• **Supplied records**
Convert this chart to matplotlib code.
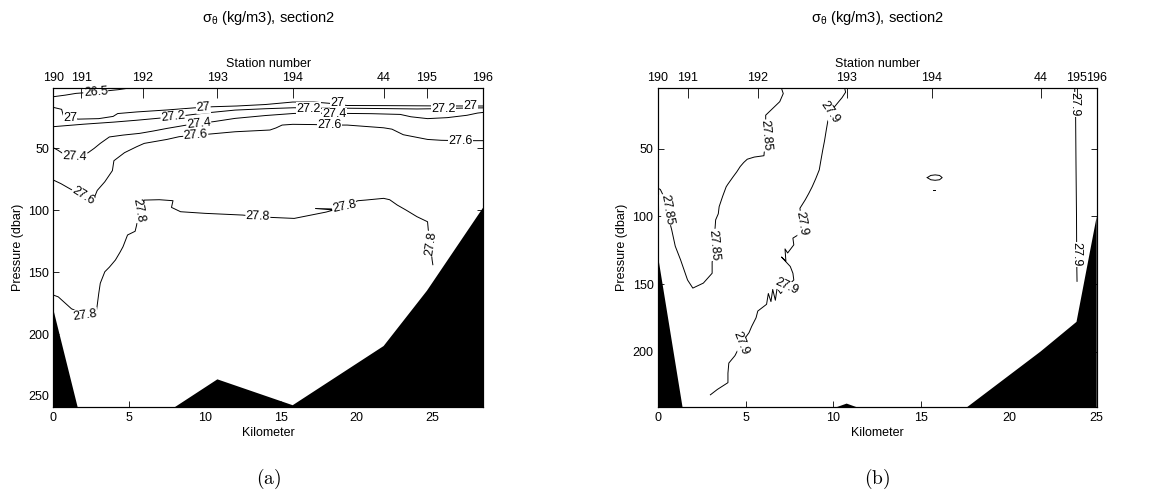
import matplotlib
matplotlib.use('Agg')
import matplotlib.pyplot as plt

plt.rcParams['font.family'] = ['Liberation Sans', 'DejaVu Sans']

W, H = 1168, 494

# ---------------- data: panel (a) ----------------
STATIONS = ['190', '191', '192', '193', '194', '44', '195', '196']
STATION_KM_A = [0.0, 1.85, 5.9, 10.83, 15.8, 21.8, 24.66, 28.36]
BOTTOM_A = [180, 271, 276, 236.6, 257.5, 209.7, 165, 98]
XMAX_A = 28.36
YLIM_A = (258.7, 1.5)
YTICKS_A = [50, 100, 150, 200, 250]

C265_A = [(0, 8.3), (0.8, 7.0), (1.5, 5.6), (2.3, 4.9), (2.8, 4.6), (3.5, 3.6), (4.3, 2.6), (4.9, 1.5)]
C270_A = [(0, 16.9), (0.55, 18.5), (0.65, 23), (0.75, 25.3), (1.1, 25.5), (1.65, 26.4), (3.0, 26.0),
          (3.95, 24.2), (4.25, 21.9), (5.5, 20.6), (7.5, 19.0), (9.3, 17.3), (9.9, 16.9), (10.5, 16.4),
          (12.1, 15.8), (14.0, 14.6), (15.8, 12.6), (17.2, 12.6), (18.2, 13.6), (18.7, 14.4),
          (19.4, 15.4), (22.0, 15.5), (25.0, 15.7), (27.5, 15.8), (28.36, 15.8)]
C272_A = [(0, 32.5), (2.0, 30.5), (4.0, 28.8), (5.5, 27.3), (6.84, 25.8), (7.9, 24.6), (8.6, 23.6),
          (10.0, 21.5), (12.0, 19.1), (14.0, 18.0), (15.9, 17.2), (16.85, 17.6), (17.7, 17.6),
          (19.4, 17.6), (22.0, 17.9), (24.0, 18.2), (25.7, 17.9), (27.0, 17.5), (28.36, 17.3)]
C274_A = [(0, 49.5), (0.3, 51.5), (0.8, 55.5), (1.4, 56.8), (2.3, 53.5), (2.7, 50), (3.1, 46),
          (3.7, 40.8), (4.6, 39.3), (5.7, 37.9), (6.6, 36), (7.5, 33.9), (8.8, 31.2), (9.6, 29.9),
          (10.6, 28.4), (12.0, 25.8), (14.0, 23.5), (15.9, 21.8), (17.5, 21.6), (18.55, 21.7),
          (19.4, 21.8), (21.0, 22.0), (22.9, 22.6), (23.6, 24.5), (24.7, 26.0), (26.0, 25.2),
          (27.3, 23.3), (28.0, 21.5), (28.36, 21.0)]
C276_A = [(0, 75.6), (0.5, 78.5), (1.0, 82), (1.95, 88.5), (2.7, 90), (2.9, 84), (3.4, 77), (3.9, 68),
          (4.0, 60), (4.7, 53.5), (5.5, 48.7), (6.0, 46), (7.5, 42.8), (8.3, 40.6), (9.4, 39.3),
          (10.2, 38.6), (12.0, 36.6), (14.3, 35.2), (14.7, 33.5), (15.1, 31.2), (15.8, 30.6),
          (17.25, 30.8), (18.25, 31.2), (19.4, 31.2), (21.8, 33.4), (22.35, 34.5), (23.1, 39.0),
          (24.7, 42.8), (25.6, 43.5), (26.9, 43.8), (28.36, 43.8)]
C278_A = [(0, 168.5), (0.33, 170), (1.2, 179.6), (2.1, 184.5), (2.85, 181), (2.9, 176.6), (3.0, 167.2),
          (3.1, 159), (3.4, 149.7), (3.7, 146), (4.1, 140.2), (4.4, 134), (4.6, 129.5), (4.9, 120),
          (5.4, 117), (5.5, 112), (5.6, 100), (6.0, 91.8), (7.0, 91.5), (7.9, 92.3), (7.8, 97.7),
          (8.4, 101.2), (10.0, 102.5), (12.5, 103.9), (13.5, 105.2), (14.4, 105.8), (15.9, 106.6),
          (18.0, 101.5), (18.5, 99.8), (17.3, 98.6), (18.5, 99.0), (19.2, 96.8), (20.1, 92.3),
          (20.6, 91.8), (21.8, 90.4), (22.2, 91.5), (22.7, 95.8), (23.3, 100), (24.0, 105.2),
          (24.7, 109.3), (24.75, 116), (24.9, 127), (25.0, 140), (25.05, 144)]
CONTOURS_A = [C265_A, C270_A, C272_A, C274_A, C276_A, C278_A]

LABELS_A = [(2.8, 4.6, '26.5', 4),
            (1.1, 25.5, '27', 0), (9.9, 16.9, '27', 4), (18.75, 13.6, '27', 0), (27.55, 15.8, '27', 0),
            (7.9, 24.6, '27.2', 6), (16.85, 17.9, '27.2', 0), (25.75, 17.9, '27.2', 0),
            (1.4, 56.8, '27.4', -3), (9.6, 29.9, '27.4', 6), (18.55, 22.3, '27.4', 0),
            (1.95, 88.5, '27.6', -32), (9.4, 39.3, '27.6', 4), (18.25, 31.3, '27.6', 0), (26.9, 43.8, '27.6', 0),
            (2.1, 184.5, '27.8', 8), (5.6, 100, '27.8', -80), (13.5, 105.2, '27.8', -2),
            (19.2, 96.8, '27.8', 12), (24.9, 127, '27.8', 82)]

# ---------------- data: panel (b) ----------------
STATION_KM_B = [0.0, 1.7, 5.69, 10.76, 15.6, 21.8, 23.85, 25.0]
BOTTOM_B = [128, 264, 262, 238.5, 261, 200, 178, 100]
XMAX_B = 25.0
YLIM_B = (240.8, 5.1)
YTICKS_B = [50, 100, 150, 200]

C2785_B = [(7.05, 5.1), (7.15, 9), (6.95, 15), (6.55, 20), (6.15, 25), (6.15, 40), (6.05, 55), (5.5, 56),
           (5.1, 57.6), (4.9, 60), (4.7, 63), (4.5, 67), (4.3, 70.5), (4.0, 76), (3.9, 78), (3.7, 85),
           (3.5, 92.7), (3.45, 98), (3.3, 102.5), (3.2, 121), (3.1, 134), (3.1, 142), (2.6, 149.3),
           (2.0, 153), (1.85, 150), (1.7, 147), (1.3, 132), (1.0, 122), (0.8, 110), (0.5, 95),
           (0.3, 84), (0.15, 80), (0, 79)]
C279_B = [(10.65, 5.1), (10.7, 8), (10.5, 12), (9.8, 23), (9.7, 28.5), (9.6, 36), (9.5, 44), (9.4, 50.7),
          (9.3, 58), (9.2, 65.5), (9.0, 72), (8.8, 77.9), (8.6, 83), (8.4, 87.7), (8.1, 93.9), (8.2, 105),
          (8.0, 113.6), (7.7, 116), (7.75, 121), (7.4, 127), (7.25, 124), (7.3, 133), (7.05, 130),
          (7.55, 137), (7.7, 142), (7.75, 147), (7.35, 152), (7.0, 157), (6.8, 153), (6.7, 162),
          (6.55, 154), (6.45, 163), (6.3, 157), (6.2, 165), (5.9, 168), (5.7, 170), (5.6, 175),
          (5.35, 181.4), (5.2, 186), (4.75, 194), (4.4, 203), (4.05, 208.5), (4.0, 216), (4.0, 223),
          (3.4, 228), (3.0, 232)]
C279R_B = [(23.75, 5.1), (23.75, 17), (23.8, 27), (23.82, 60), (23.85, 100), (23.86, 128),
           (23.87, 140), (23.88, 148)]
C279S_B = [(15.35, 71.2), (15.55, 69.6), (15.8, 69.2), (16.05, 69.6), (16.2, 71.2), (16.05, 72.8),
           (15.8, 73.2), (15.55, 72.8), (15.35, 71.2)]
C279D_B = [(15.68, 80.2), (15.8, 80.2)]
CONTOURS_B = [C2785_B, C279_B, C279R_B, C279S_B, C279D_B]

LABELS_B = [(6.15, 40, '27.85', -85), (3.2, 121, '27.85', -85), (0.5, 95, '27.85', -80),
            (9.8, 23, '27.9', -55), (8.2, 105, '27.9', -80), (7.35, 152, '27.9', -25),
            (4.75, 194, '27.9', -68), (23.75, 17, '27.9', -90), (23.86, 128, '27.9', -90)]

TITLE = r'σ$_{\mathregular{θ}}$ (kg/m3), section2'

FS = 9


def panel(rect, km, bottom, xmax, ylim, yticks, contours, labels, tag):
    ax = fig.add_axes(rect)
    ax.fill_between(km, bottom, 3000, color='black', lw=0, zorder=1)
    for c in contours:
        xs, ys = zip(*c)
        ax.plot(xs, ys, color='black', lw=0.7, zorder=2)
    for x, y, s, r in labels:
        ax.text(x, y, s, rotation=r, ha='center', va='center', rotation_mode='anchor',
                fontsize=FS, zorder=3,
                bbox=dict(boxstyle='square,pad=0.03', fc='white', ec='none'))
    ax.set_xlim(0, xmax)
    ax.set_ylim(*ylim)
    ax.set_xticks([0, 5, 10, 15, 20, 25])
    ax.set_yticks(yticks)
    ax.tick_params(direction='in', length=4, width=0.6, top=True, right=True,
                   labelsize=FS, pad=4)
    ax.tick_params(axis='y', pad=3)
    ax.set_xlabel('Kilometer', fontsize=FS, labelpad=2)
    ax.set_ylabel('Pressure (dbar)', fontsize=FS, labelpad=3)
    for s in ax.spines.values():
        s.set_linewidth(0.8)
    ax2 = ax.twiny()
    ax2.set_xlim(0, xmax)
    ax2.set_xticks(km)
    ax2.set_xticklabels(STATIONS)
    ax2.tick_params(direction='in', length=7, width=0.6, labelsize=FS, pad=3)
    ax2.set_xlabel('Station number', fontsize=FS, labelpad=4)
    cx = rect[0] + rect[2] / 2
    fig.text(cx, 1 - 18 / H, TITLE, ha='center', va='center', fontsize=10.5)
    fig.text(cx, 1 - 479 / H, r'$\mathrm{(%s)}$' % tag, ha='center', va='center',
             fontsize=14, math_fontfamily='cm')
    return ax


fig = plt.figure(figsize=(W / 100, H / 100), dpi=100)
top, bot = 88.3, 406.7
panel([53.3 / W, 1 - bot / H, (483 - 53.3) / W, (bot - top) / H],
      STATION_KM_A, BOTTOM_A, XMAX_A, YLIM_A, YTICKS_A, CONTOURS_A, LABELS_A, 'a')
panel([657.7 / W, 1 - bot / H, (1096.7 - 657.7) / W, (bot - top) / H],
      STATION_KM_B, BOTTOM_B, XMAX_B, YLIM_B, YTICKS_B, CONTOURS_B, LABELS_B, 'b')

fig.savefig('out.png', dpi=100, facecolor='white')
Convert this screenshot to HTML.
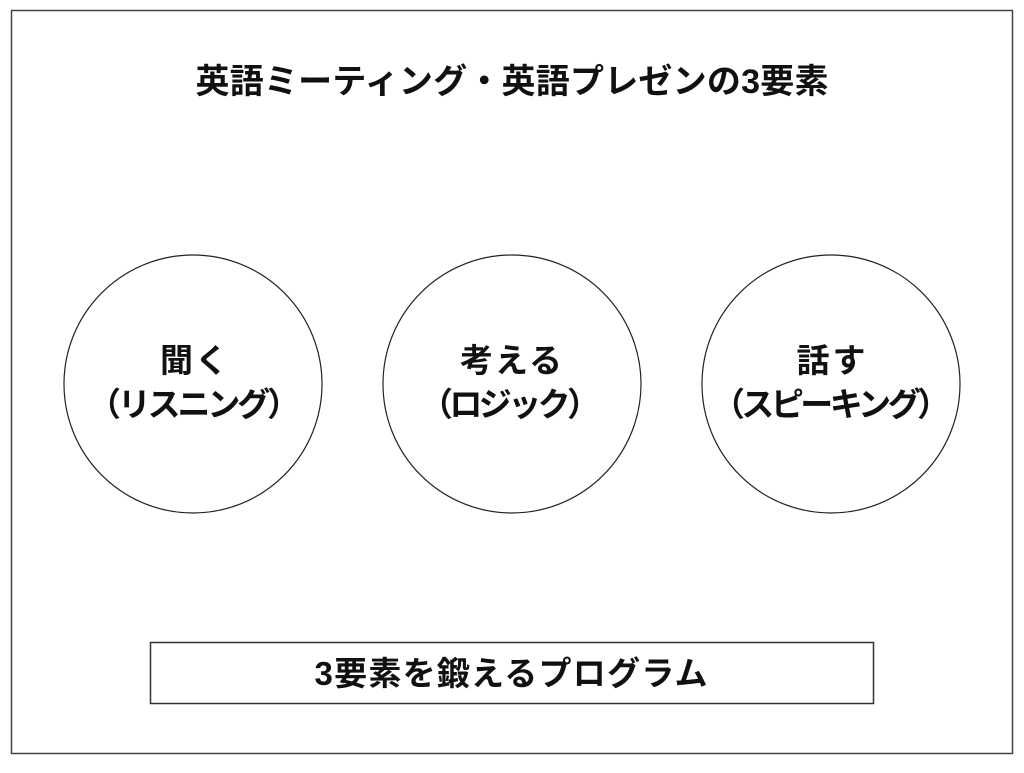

• **Problem to work on**
Only the lines from the start of the records through the line containing "YTICKS_A = [50, 100, 150, 200, 250]" should be repeated, word for word, with the pictures left out.

• **Correct output**
Convert this chart to matplotlib code.
import matplotlib
matplotlib.use('Agg')
import matplotlib.pyplot as plt

plt.rcParams['font.family'] = ['Liberation Sans', 'DejaVu Sans']

W, H = 1168, 494

# ---------------- data: panel (a) ----------------
STATIONS = ['190', '191', '192', '193', '194', '44', '195', '196']
STATION_KM_A = [0.0, 1.85, 5.9, 10.83, 15.8, 21.8, 24.66, 28.36]
BOTTOM_A = [180, 271, 276, 236.6, 257.5, 209.7, 165, 98]
XMAX_A = 28.36
YLIM_A = (258.7, 1.5)
YTICKS_A = [50, 100, 150, 200, 250]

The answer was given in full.